14. Pour rejeter la demande de la société Marissol, l'arrêt énonce qu'il est versé aux débats un arrêté de répartition des hébergements soumis à la taxe de séjour daté du 31 août 2017 et publié le 7 septembre 2017 et que, dès lors que la délibération du 28 septembre 2016 fixe la période de perception de la taxe de séjour du 15 juin au 30 septembre 2017 avec une date de déclaration et de reversement par les assujettis au forfait fixée au 5 octobre 2017, la délibération du 28 septembre 2016 peut valablement fonder la demande en paiement de la taxe de séjour forfaitaire.
15. En statuant ainsi, alors que l'arrêté de répartition avait été publié le 7 septembre 2017, postérieurement au fait générateur des taxes réclamées, la cour d'appel a violé les textes susvisés.

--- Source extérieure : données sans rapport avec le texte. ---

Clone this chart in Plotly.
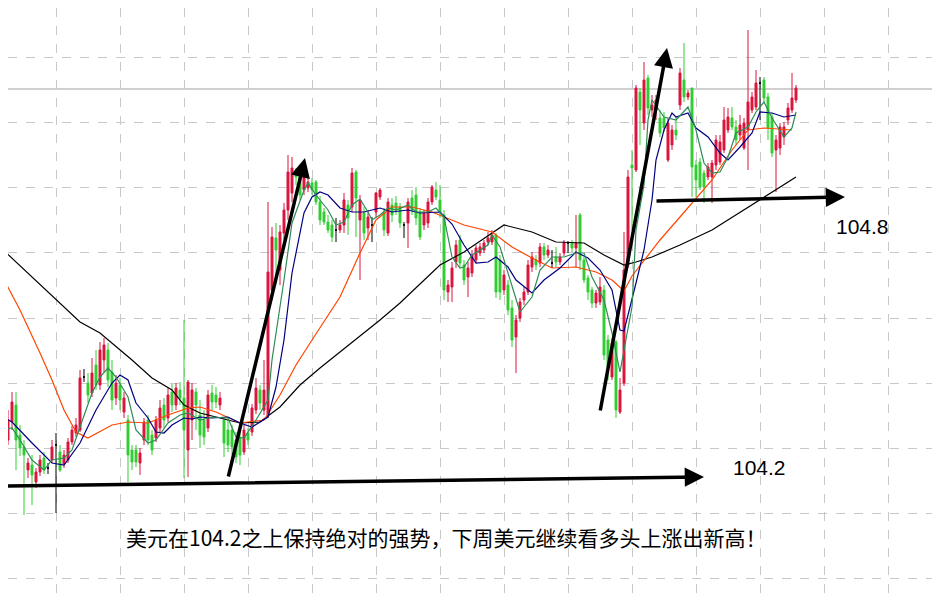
import plotly.graph_objects as go

# ---------------- data (prices) ----------------
open_ = [
104.316,104.346,104.320,104.356,104.390,104.330,104.306,104.260,104.270,104.236,
104.256,104.284,104.264,104.280,104.310,104.296,104.272,104.280,104.316,104.334,
104.340,104.446,104.434,104.414,104.470,104.430,104.480,104.500,104.456,104.404,
104.430,104.376,104.360,104.300,104.300,104.274,104.320,104.360,104.330,104.324,
104.344,104.390,104.364,104.416,104.390,104.420,104.404,104.300,104.360,104.416,
104.370,104.360,104.344,104.414,104.410,104.390,104.360,104.340,104.340,104.320,
104.324,104.296,104.334,104.336,104.380,104.420,104.380,104.370,104.620,104.724,
104.660,104.734,104.780,104.814,104.860,104.850,104.820,104.824,104.834,104.836,
104.796,104.776,104.756,104.750,104.740,104.740,104.750,104.790,104.786,104.856,
104.760,104.774,104.744,104.750,104.776,104.806,104.774,104.734,104.790,104.794,
104.786,104.750,104.754,104.804,104.810,104.776,104.750,104.754,104.796,104.820,
104.800,104.770,104.616,104.626,104.676,104.720,104.670,104.646,104.654,104.680,
104.694,104.700,104.716,104.716,104.730,104.680,104.620,104.630,104.584,104.526,
104.564,104.600,104.616,104.666,104.680,104.674,104.706,104.690,104.674,104.686,
104.676,104.694,104.714,104.714,104.704,104.770,104.680,104.644,104.620,104.594,
104.596,104.620,104.520,104.446,104.516,104.376,104.434,104.670,104.870,104.860,
105.016,104.954,105.044,104.980,104.980,104.964,104.964,104.880,104.910,104.940,
104.990,105.040,105.006,105.024,104.870,104.876,104.854,104.846,104.846,104.870,
104.876,104.900,104.940,104.964,104.946,104.930,104.904,104.940,104.980,104.986,
105.034,105.040,105.006,104.966,104.900,104.904,104.926,104.960,104.980,105.000]

high = [
104.350,104.364,104.380,104.416,104.416,104.350,104.320,104.284,104.290,104.264,
104.290,104.296,104.274,104.320,104.334,104.310,104.300,104.324,104.348,104.364,
104.460,104.462,104.454,104.484,104.500,104.516,104.524,104.514,104.480,104.450,
104.444,104.416,104.370,104.310,104.310,104.304,104.364,104.370,104.340,104.368,
104.400,104.404,104.424,104.432,104.434,104.436,104.560,104.440,104.434,104.424,
104.400,104.380,104.420,104.430,104.426,104.416,104.364,104.360,104.350,104.336,
104.340,104.350,104.344,104.392,104.444,104.430,104.480,104.796,104.746,104.754,
104.750,104.794,104.890,104.886,104.864,104.856,104.864,104.848,104.844,104.840,
104.808,104.784,104.770,104.760,104.764,104.760,104.814,104.800,104.864,104.860,
104.810,104.786,104.780,104.766,104.816,104.824,104.784,104.804,104.804,104.808,
104.794,104.756,104.804,104.820,104.826,104.784,104.780,104.804,104.830,104.836,
104.830,104.780,104.640,104.676,104.720,104.730,104.680,104.676,104.700,104.710,
104.714,104.720,104.736,104.740,104.734,104.690,104.660,104.640,104.600,104.570,
104.604,104.626,104.680,104.696,104.690,104.714,104.714,104.710,104.700,104.706,
104.694,104.720,104.718,104.720,104.770,104.774,104.686,104.650,104.626,104.620,
104.646,104.630,104.530,104.524,104.520,104.444,104.736,104.860,104.900,105.030,
105.024,105.076,105.050,105.010,105.010,104.980,104.976,104.964,104.950,104.966,
105.064,105.114,105.020,105.024,104.880,104.884,104.860,104.874,104.880,104.930,
104.930,104.986,104.984,104.986,104.960,104.970,104.964,105.140,105.016,105.060,
105.046,105.046,105.014,104.974,104.930,104.954,104.956,104.994,105.054,105.030]

low = [
104.308,104.320,104.310,104.340,104.260,104.288,104.170,104.244,104.190,104.224,
104.248,104.252,104.252,104.274,104.174,104.256,104.264,104.274,104.310,104.326,
104.336,104.436,104.394,104.406,104.420,104.420,104.456,104.426,104.380,104.390,
104.380,104.364,104.236,104.260,104.266,104.250,104.310,104.310,104.290,104.316,
104.336,104.344,104.356,104.376,104.380,104.390,104.244,104.246,104.320,104.340,
104.304,104.310,104.336,104.380,104.384,104.380,104.286,104.296,104.290,104.274,
104.270,104.290,104.310,104.328,104.372,104.380,104.370,104.364,104.600,104.634,
104.630,104.720,104.760,104.796,104.830,104.800,104.810,104.816,104.810,104.790,
104.750,104.750,104.734,104.716,104.716,104.734,104.734,104.730,104.776,104.726,
104.640,104.720,104.720,104.716,104.764,104.800,104.728,104.728,104.756,104.770,
104.744,104.724,104.704,104.770,104.750,104.720,104.740,104.744,104.790,104.800,
104.764,104.600,104.596,104.596,104.664,104.664,104.630,104.606,104.646,104.674,
104.688,104.694,104.710,104.710,104.604,104.600,104.610,104.570,104.506,104.454,
104.556,104.590,104.610,104.656,104.660,104.666,104.680,104.684,104.664,104.666,
104.670,104.688,104.694,104.696,104.666,104.660,104.634,104.600,104.584,104.584,
104.590,104.480,104.440,104.440,104.364,104.372,104.428,104.664,104.740,104.856,
104.910,104.940,104.970,104.966,104.960,104.926,104.936,104.876,104.900,104.920,
104.980,104.996,105.000,104.806,104.806,104.820,104.794,104.840,104.794,104.860,
104.870,104.894,104.934,104.940,104.910,104.920,104.900,104.860,104.974,104.980,
104.960,104.994,104.920,104.886,104.816,104.890,104.910,104.950,104.974,104.994]

close = [
104.336,104.346,104.360,104.396,104.320,104.304,104.290,104.274,104.250,104.256,
104.280,104.260,104.264,104.306,104.310,104.260,104.290,104.316,104.340,104.350,
104.444,104.446,104.410,104.454,104.430,104.500,104.510,104.440,104.400,104.434,
104.400,104.404,104.290,104.276,104.276,104.294,104.356,104.320,104.300,104.360,
104.384,104.360,104.410,104.390,104.424,104.404,104.340,104.436,104.420,104.390,
104.330,104.326,104.410,104.396,104.396,104.404,104.314,104.310,104.306,104.286,
104.290,104.340,104.320,104.384,104.424,104.394,104.420,104.656,104.726,104.700,
104.736,104.780,104.856,104.864,104.846,104.810,104.846,104.836,104.820,104.796,
104.760,104.756,104.740,104.726,104.740,104.750,104.800,104.764,104.854,104.804,
104.800,104.734,104.766,104.750,104.814,104.820,104.740,104.796,104.770,104.780,
104.754,104.750,104.796,104.780,104.764,104.726,104.774,104.796,104.826,104.806,
104.774,104.620,104.630,104.664,104.710,104.674,104.640,104.664,104.690,104.704,
104.706,104.714,104.724,104.730,104.616,104.616,104.650,104.580,104.520,104.560,
104.596,104.616,104.670,104.686,104.670,104.706,104.690,104.700,104.674,104.676,
104.686,104.714,104.714,104.704,104.714,104.680,104.640,104.616,104.594,104.614,
104.626,104.490,104.466,104.514,104.380,104.420,104.660,104.846,104.864,105.024,
104.980,105.040,104.984,104.990,105.000,104.934,104.944,104.954,104.940,104.930,
105.054,105.006,105.014,104.866,104.840,104.826,104.826,104.866,104.874,104.920,
104.916,104.960,104.966,104.946,104.920,104.950,104.954,104.996,105.006,105.034,
105.034,105.004,104.944,104.894,104.920,104.946,104.946,104.984,105.004,105.024]

bar_index = list(range(len(close)))

# moving-average lines (bar index, price)
ma_fast_x = [0,3,5,8,11,13,16,18,20,23,25,27,29,32,34,37,39,42,45,47,50,53,57,59,61,64,67,68,71,73,
             76,77,79,82,84,86,88,90,92,93,95,97,99,102,104,107,109,111,113,115,116,118,122,123,125,128,130,
             133,135,138,141,144,146,148,151,153,155,156,158,159,161,162,163,166,169,172,174,176,178,180,
             182,184,187,189,191,193,196,198,199]
ma_fast_y = [104.340,104.344,104.320,104.280,104.260,104.280,104.284,104.300,104.346,104.414,
             104.446,104.464,104.446,104.406,104.340,104.314,104.320,104.354,104.370,104.374,
             104.360,104.366,104.364,104.326,104.324,104.360,104.400,104.480,104.640,104.754,
             104.820,104.834,104.810,104.780,104.750,104.756,104.790,104.802,104.776,104.760,
             104.770,104.784,104.780,104.790,104.776,104.776,104.784,104.766,104.686,104.664,
             104.666,104.690,104.710,104.730,104.706,104.626,104.576,104.606,104.660,104.686,
             104.686,104.694,104.694,104.646,104.600,104.534,104.456,104.500,104.586,104.740,
             104.830,104.960,105.000,104.966,104.960,104.986,104.940,104.874,104.854,104.856,
             104.886,104.934,104.946,104.976,104.996,104.964,104.926,104.944,104.976]

ma_mid_x = [0,3,8,13,16,20,24,28,30,32,34,37,39,41,43,46,48,50,53,57,60,63,67,69,71,73,76,78,80,82,
            85,88,91,95,98,102,105,110,113,116,119,122,124,127,129,133,136,140,144,147,150,153,155,156,
            159,161,163,164,166,168,169,172,174,177,180,182,185,188,190,193,196,199]
ma_mid_y = [104.370,104.356,104.314,104.274,104.270,104.314,104.380,104.434,104.450,104.440,
            104.394,104.364,104.336,104.334,104.350,104.364,104.362,104.366,104.364,104.366,
            104.354,104.346,104.366,104.426,104.520,104.654,104.774,104.806,104.816,104.810,
            104.784,104.776,104.776,104.784,104.776,104.780,104.774,104.776,104.752,104.710,
            104.674,104.676,104.686,104.666,104.640,104.614,104.640,104.664,104.696,104.684,
            104.660,104.620,104.540,104.538,104.634,104.700,104.800,104.880,104.940,104.974,
            104.966,104.974,104.944,104.926,104.894,104.880,104.906,104.934,104.976,104.974,
            104.966,104.970]

ma_slow_x = [0,5,10,13,16,19,22,28,32,37,42,47,50,54,60,66,70,74,78,85,90,94,98,103,108,116,123,
             128,133,138,144,149,153,156,158,162,165,170,173,178,183,187,191,198]
ma_slow_y = [104.656,104.580,104.494,104.440,104.380,104.336,104.324,104.350,104.356,104.354,
             104.370,104.384,104.386,104.376,104.354,104.360,104.410,104.470,104.520,104.606,
             104.694,104.760,104.786,104.786,104.776,104.750,104.736,104.706,104.684,104.664,
             104.666,104.656,104.640,104.618,104.648,104.690,104.720,104.766,104.794,104.840,
             104.900,104.940,104.944,104.940]

ma_long_x = [0,8,20,25,30,33,38,43,46,50,60,65,70,75,80,85,89,95,100,110,116,126,133,139,146,151,
             156,159,163,170,178,190,199]
ma_long_y = [104.706,104.646,104.556,104.534,104.500,104.480,104.444,104.420,104.390,104.374,
             104.354,104.356,104.386,104.430,104.464,104.496,104.520,104.560,104.594,104.670,
             104.696,104.750,104.736,104.716,104.714,104.690,104.670,104.676,104.686,104.710,
             104.740,104.800,104.846]

last_price = 105.022

# hand-drawn arrows: (tail bar, tail price, head bar, head price)
arrow_lines = [
    (1.25, 104.228, 176.0, 104.246),
    (57.0, 104.244, 76.25, 104.884),
    (150.0, 104.376, 166.75, 105.104),
    (163.75, 104.798, 211.25, 104.806),
]
level_labels = [("104.2", 189.75, 104.266), ("104.8", 215.5, 104.748)]
caption = "美元在104.2之上保持绝对的强势，下周美元继续看多头上涨出新高！"

UP = "#DC143C"
DOWN = "#32CD32"

# the page body keeps an 8 px margin, so the figure is 8 px smaller
W, H, PAD = 940, 600, 8

fig = go.Figure()

def subset(cond):
    ids = [i for i in bar_index if cond(i)]
    return (ids, [open_[i] for i in ids], [high[i] for i in ids],
            [low[i] for i in ids], [close[i] for i in ids])

groups = [
    (lambda i: abs(open_[i] - close[i]) < 1e-9, "#000000", "#000000"),
    (lambda i: abs(open_[i] - close[i]) >= 1e-9, UP, DOWN),
]
for cond, inc, dec in groups:
    x, o, h, l, c = subset(cond)
    fig.add_trace(go.Candlestick(
        x=x, open=o, high=h, low=l, close=c, whiskerwidth=0,
        increasing=dict(line=dict(color=inc, width=1), fillcolor=inc),
        decreasing=dict(line=dict(color=dec, width=1), fillcolor=dec),
        showlegend=False, hoverinfo="skip"))

for xs, ys, col in [(ma_long_x, ma_long_y, "#000000"),
                    (ma_slow_x, ma_slow_y, "#FF4500"),
                    (ma_mid_x, ma_mid_y, "#000080"),
                    (ma_fast_x, ma_fast_y, "#2E8B57")]:
    fig.add_trace(go.Scatter(x=xs, y=ys, mode="lines",
                             line=dict(color=col, width=1.2),
                             showlegend=False, hoverinfo="skip"))

fig.add_shape(type="line", xref="paper", x0=0, x1=1, y0=last_price, y1=last_price,
              line=dict(color="#C0C0C0", width=1.5), layer="below")

for tx, ty, hx, hy in arrow_lines:
    fig.add_annotation(x=hx, y=hy, ax=tx, ay=ty, xref="x", yref="y",
                       axref="x", ayref="y", text="", showarrow=True,
                       arrowhead=2, arrowsize=1.1, arrowwidth=3.5,
                       arrowcolor="#000000", standoff=0, startstandoff=0)

for txt, lx, ly in level_labels:
    fig.add_annotation(x=lx, y=ly, xref="x", yref="y", text=txt, showarrow=False,
                       xanchor="center", yanchor="middle",
                       font=dict(family="Liberation Sans, Arial, sans-serif", size=21,
                                 color="#000000"))

fig.add_annotation(x=(446 - PAD) / (W - PAD), y=1 - (537 - PAD) / (H - PAD),
                   xref="paper", yref="paper", xanchor="center", yanchor="middle",
                   text=caption, showarrow=False,
                   font=dict(family="Noto Sans CJK SC, sans-serif", size=21,
                             color="#000000"))

grid = dict(showgrid=True, gridcolor="#C8C8C8", griddash="dash", gridwidth=1,
            zeroline=False, showticklabels=False, ticks="", showline=False)

fig.update_layout(
    width=W - PAD, height=H - PAD,
    margin=dict(l=0, r=0, t=0, b=0),
    paper_bgcolor="#FFFFFF", plot_bgcolor="#FFFFFF",
    xaxis=dict(range=[2, 235], tick0=14, dtick=16,
               rangeslider=dict(visible=False), **grid),
    yaxis=dict(range=[104.0, 105.184], tick0=105.0854, dtick=0.1304, **grid),
    showlegend=False,
)

fig.write_html("out.html")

Portée et conséquences de la cassation
16. La cassation du chef de dispositif condamnant la société Marissol à verser à la communauté de communes de [Localité 4] la somme de 25 563,27 euros au titre du règlement complémentaire de la taxe de séjour pour 2017 n'emporte pas celle du chef de dispositif de l'arrêt par lequel la cour d'appel, en confirmant le jugement du 26 février 2020, a prononcé l'annulation de l'avis des sommes à payer émis le 21 décembre 2017 par la communauté de communes de [Localité 4].
PAR CES MOTIFS, et sans qu'il y ait lieu de statuer sur les autres griefs, la Cour :
CASSE ET ANNULE, sauf en ce que, confirmant le jugement, il annule l'avis des sommes à payer émis le 21 décembre 2017 par la communauté de communes de [Localité 4], l'arrêt rendu le 20 septembre 2022, entre les parties, par la cour d'appel de Pau ;
Remet sauf sur ce point l'affaire et les parties dans l'état où elles se trouvaient avant cet arrêt et les renvoie devant la cour d'appel de Bordeaux ;
Condamne la communauté de communes de [Localité 4] aux dépens ;
En application de l'article 700 du code de procédure civile, condamne la communauté de communes de [Localité 4] à payer à la société Marissol la somme de 3 000 euros ;
Dit que sur les diligences du procureur général près la Cour de cassation, le présent arrêt sera transmis pour être transcrit en marge ou à la suite de l'arrêt partiellement cassé ;
Ainsi fait et jugé par la Cour de cassation, chambre commerciale, financière et économique, et prononcé par le président en son audience publique du douze mars deux mille vingt-cinq.